An attended UI flow is executed on the computer of a real human. A real human is watching Power Automate Desktop clicking by itself on your computer.

For attended scenarios, the Power Automate per user plan with attended RPA should be enough.

When you create a new UI flow, you can choose out of multiple options

When you create a UI flow in Power Automate Desktop for the first time, you will first need to install the software:

“Get the app” allows to install the required software

Unattended UI flows

Unattended UI flows execute logic without a real human looking at it. They execute completely on itself without a user seeing or following it.

They do not run on a normal computer, but on a virtual machine or VM.

A Power Automate Desktop UI flow need to be triggered by a normal flow in Power Automate. The account that runs the UI flow on the VM (for example a service account) needs the Power Automate per user plan with attended RPA or a per flow license. This is needed to use the premium actions to connect to your VM’s using the gateway.

In the flow that triggers the Power Automate Desktop UI flow, you can use following premium action to run a Power Automate Desktop flow.

A gateway is used to communicate between the normal flow in Power Automate and the robot on the VM. You need to install the gateway on the VM. If you have an on-prem VM, it should allow connections from Power Automate so that the gateway can communicate with your on-prem network.
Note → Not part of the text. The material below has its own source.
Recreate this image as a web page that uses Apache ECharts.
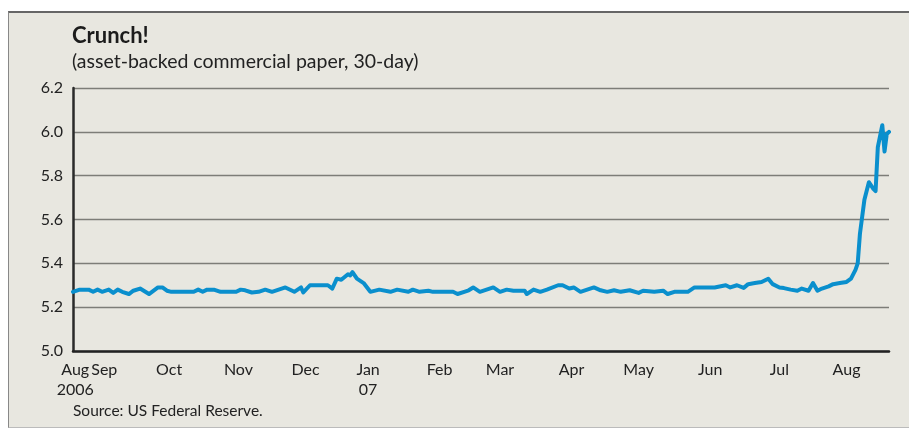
<!DOCTYPE html>
<html>
<head>
<meta charset="utf-8">
<script src="https://cdn.jsdelivr.net/npm/echarts@6/dist/echarts.min.js"></script>
<style>
  html, body { margin: 0; padding: 0; background: #fff; }
  .frame {
    position: absolute; left: 8px; top: 11px; width: 901px; height: 414px;
    background: #e8e7e0;
    border-top: 2px solid #666;
    border-left: 1px solid #888;
    border-bottom: 1px solid #bbb;
  }
  #chart { position: absolute; left: 0; top: 0; width: 909px; height: 428px; }
</style>
</head>
<body>
<div class="frame"></div>
<div id="chart"></div>
<script>
// 30-day asset-backed commercial paper rate, %
var dates = [
  '2006-08-24','2006-08-27','2006-08-31','2006-09-02','2006-09-04','2006-09-06','2006-09-09','2006-09-11',
  '2006-09-13','2006-09-15','2006-09-18','2006-09-20','2006-09-23','2006-09-27','2006-10-01','2006-10-03',
  '2006-10-05','2006-10-07','2006-10-12','2006-10-17','2006-10-19','2006-10-21','2006-10-23','2006-10-26',
  '2006-10-29','2006-11-05','2006-11-07','2006-11-09','2006-11-12','2006-11-15','2006-11-18','2006-11-21',
  '2006-11-24','2006-11-27','2006-12-01','2006-12-04','2006-12-05','2006-12-08','2006-12-11','2006-12-16',
  '2006-12-18','2006-12-20','2006-12-22','2006-12-25','2006-12-26','2006-12-27','2006-12-29','2007-01-01',
  '2007-01-04','2007-01-08','2007-01-13','2007-01-16','2007-01-21','2007-01-23','2007-01-26','2007-01-30',
  '2007-02-01','2007-02-10','2007-02-12','2007-02-15','2007-02-17','2007-02-19','2007-02-22','2007-02-28',
  '2007-03-03','2007-03-06','2007-03-09','2007-03-14','2007-03-15','2007-03-18','2007-03-21','2007-03-24',
  '2007-03-29','2007-03-31','2007-04-03','2007-04-05','2007-04-08','2007-04-11','2007-04-14','2007-04-17',
  '2007-04-20','2007-04-23','2007-04-26','2007-04-30','2007-05-04','2007-05-06','2007-05-11','2007-05-15',
  '2007-05-17','2007-05-20','2007-05-26','2007-05-29','2007-06-01','2007-06-04','2007-06-07','2007-06-12',
  '2007-06-14','2007-06-17','2007-06-20','2007-06-22','2007-06-25','2007-06-28','2007-07-01','2007-07-03',
  '2007-07-06','2007-07-08','2007-07-11','2007-07-14','2007-07-16','2007-07-19','2007-07-21','2007-07-23',
  '2007-07-25','2007-07-28','2007-07-30','2007-08-02','2007-08-05','2007-08-07','2007-08-09','2007-08-10',
  '2007-08-11','2007-08-13','2007-08-15','2007-08-17','2007-08-18','2007-08-19','2007-08-21','2007-08-22',
  '2007-08-23','2007-08-24'
];
var rates = [
  5.27, 5.28, 5.28, 5.27, 5.28, 5.27, 5.28, 5.265,
  5.28, 5.27, 5.26, 5.275, 5.285, 5.26, 5.29, 5.29,
  5.275, 5.27, 5.27, 5.27, 5.28, 5.27, 5.28, 5.28,
  5.27, 5.27, 5.28, 5.277, 5.267, 5.27, 5.28, 5.27,
  5.28, 5.29, 5.27, 5.29, 5.267, 5.30, 5.30, 5.30,
  5.285, 5.33, 5.325, 5.35, 5.345, 5.36, 5.33, 5.31,
  5.27, 5.28, 5.27, 5.28, 5.27, 5.28, 5.27, 5.275,
  5.27, 5.27, 5.26, 5.27, 5.277, 5.29, 5.27, 5.29,
  5.27, 5.28, 5.275, 5.275, 5.26, 5.28, 5.27, 5.28,
  5.30, 5.30, 5.285, 5.29, 5.27, 5.28, 5.29, 5.277,
  5.27, 5.277, 5.27, 5.277, 5.265, 5.275, 5.27, 5.275,
  5.26, 5.27, 5.27, 5.29, 5.29, 5.29, 5.29, 5.30,
  5.29, 5.30, 5.288, 5.305, 5.31, 5.315, 5.33, 5.305,
  5.29, 5.287, 5.28, 5.275, 5.285, 5.275, 5.31, 5.275,
  5.285, 5.295, 5.305, 5.31, 5.315, 5.33, 5.37, 5.40,
  5.535, 5.69, 5.77, 5.74, 5.73, 5.93, 6.03, 5.91,
  5.99, 6.00
];
// month labels and where they sit (first one goes on its own axis)
var labelDates = ['2006-08-25','2006-09-07','2006-10-06','2006-11-06','2006-12-06','2007-01-03','2007-02-04',
  '2007-03-03','2007-04-04','2007-05-04','2007-06-05','2007-07-06','2007-08-05'];
var labelText = ['Aug\n2006','Sep','Oct','Nov','Dec','Jan\n07','Feb','Mar','Apr','May','Jun','Jul','Aug'];
var yTicks = [5.0, 5.2, 5.4, 5.6, 5.8, 6.0, 6.2];

var FONT = 'Lato';
function ts(d) { return Date.parse(d + 'T00:00:00Z'); }
var labelTimes = labelDates.map(ts);
var xMin = ts(dates[0]), xMax = ts(dates[dates.length - 1]);

function monthAxis(values, show) {
  return {
    type: 'value',
    min: xMin, max: xMax,
    position: 'bottom',
    axisLine: { show: show, onZero: false, lineStyle: { color: '#222', width: 2.5 } },
    axisTick: { show: false },
    splitLine: { show: false },
    axisLabel: {
      customValues: values,
      formatter: function (v) {
        var i = labelTimes.indexOf(v);
        return i >= 0 ? labelText[i] : '';
      },
      color: '#222', fontFamily: FONT, fontSize: 16, lineHeight: 20, margin: 9,
      verticalAlign: 'top',
      showMinLabel: true,
      showMaxLabel: true,
      hideOverlap: false
    }
  };
}

var chart = echarts.init(document.getElementById('chart'));
chart.setOption({
  backgroundColor: 'transparent',
  animation: false,
  textStyle: { fontFamily: FONT },
  title: [
    {
      text: 'Crunch!',
      subtext: '(asset-backed commercial paper, 30-day)',
      left: 67, top: 20, itemGap: 5,
      textStyle: { fontFamily: FONT, fontSize: 22, fontWeight: 'bold', color: '#1c1c1c' },
      subtextStyle: { fontFamily: FONT, fontSize: 19.5, color: '#222' }
    },
    {
      text: 'Source: US Federal Reserve.',
      left: 68, top: 398,
      textStyle: { fontFamily: FONT, fontSize: 15.5, fontWeight: 'normal', color: '#222' }
    }
  ],
  grid: { left: 73, right: 20, top: 88, bottom: 77 },
  xAxis: [
    monthAxis(labelTimes.slice(1), true),
    monthAxis(labelTimes.slice(0, 1), false)
  ],
  yAxis: {
    type: 'value',
    min: 5.0, max: 6.2, interval: 0.2,
    axisLine: { show: true, lineStyle: { color: '#2a2a2a', width: 2.5 } },
    axisTick: { show: false },
    splitLine: { lineStyle: { color: '#7d7d78', width: 1.3 } },
    axisLabel: {
      customValues: yTicks,
      formatter: function (v) { return v.toFixed(1); },
      color: '#222', fontFamily: FONT, fontSize: 16, margin: 10
    }
  },
  series: [{
    type: 'line',
    xAxisIndex: 0,
    data: dates.map(function (d, i) { return [ts(d), rates[i]]; }),
    showSymbol: false,
    lineStyle: { color: '#0a8fcd', width: 4, join: 'round', cap: 'round' },
    z: 3
  }]
});
</script>
</body>
</html>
Distribute UI flow run on gateway cluster
Gateways in Power Automate

This VM can be an on-prem virtual machine or a virtual machine in the cloud (Azure – Windows 10).

Power Automate Unattended RPA add-on

For unattended scenarios with Power Automate Desktop, you always need a “Power Automate Unattended RPA add-on” for every robot that you set up.

The Power Automate unattended RPA add-on extends UI-based automation by enabling a bot to run autonomously.

Unattended bots can be deployed on a local or remote desktop,
or other virtualized environment.

The Power Automate unattended RPA add-on is licensed by bot.

Information in the Power Platform licensing guide

For some cases, Microsoft says you need a “Microsoft 365 Unattended License”. For example a “Microsoft 365 E3 Unattended License”. This is a special version of a normal E3 license.

The explanation of this license is very blurry, Microsoft refers to this document. Based on the scenarios you can derive which license you need.

Detailed information can also be found in the Power Platform Licensing Guide.